Day: June 22, 2011
Have your cake and eat it too
The President went for the bigger, faster drawdown option in his speech this evening. I commented on The World.
He has tried hard to limit the mission, but it is still an open question whether the Afghans will be ready to take over security responsibility for the country by 2014. He showed no sign that he believes their governance will improve, and he made only passing reference to the economy. Nation-building, he said, is what we should do in the United States. That pretty much sinks the civilian side of the Afghanistan effort, except for “the political settlement.” That I suppose is whatever comes out of the reconciliation efforts with the Taliban.
The President was keen in Iraq on the idea that a timeline would get the Iraqis to stand up to their responsibilities, a strategy that I think worked. So was Leon Panetta during the Iraq Study Group. It looks to me as if they are trying to reproduce that (relative) success, just as they tried to reproduce the (relative) success of the surge. The difference is on the Afghan side of the equation–Kabul seems a lot less ready to take over, and less able to get ready to take over, than Baghdad ever did.
Of course the withdrawal announced tonight is only of the “surge” troops and would leave about 68,000 U.S. troops in Afghanistan, twice the number there at the beginning of the Administration. So the President is getting his cake and eating it too. He is offering the Congress (and the American people) a bigger and faster drawdown than anticipated while keeping a substantial number of troops in Afghanistan, albeit fewer than Petraeus, Mullen and Gates seem to have wanted. But they get to decide who comes home first–you bet it won’t be anyone they think particularly useful.
It’s the mission, smarty
Foreign policy eyes and ears will be on the President’s Afghanistan speech tonight. But I fear the President will focus where the press points: on the size of the troop drawdown. Important though it may be, that is not the fundamental issue. The key thing is defining the mission end-state, as I and others have already pointed out.
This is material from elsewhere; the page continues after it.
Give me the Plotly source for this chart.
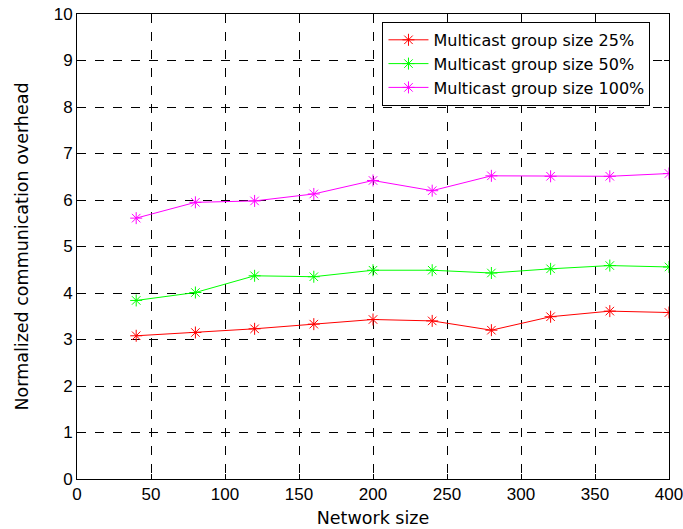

Why is this so important? Because it is the mission that determines the number of troops (and civilians). If you only want to kill Al Qaeda, you don’t need many civilians and the troops you need are not regular infantry but rather special forces. If you want to stabilize Afghanistan and build up the state there so that it can continue to keep Al Qaeda out, that is an entirely different mission requiring lots of civilians and substantial numbers of regular army and marines to “clear, hold and build.” And many years.
The President has been consistently ambiguous on the counter-insurgency mission. His emphasis is always on counter-terrorism (killing Al Qaeda), with the occasional coda mentioning stability but without clarity about the end-state. This is not a small issue. It is the heart of the matter, as it determines how much personpower, years, blood and treasure we will have to invest. And that in turn determines the “opportunity costs,” that is what we’ll have to give up in order to achieve our goals in Afghanistan.
President Obama is no dummy. He understands perfectly well that the mission defines the requirements. If I had to bet, he would keep the focus tonight mainly on counter-terrorism, mentioning counter-insurgency in the context of ensuring regional stability. After all, the main problem with leaving Afghanistan before it can defend itself is that militants will begin to use it to attack Pakistan, a big and important country with a substantial nuclear arsenal.
He’ll say yes, Osama bin Laden is dead, but our job is not done. We need to ensure that Al Qaeda cannot return to Afghanistan and that the region is stable, so that never again will extremists harbored there attack the United States. Enabling Afghanistan to defend itself is in the U.S. interest, he’ll argue.
My colleagues in the Twittersphere will snigger and say that it is our very presence in Afghanistan that attracts extremists and enables their recruiting. That is not an argument that can win in a world still governed by Bacevich’s Washington Rules.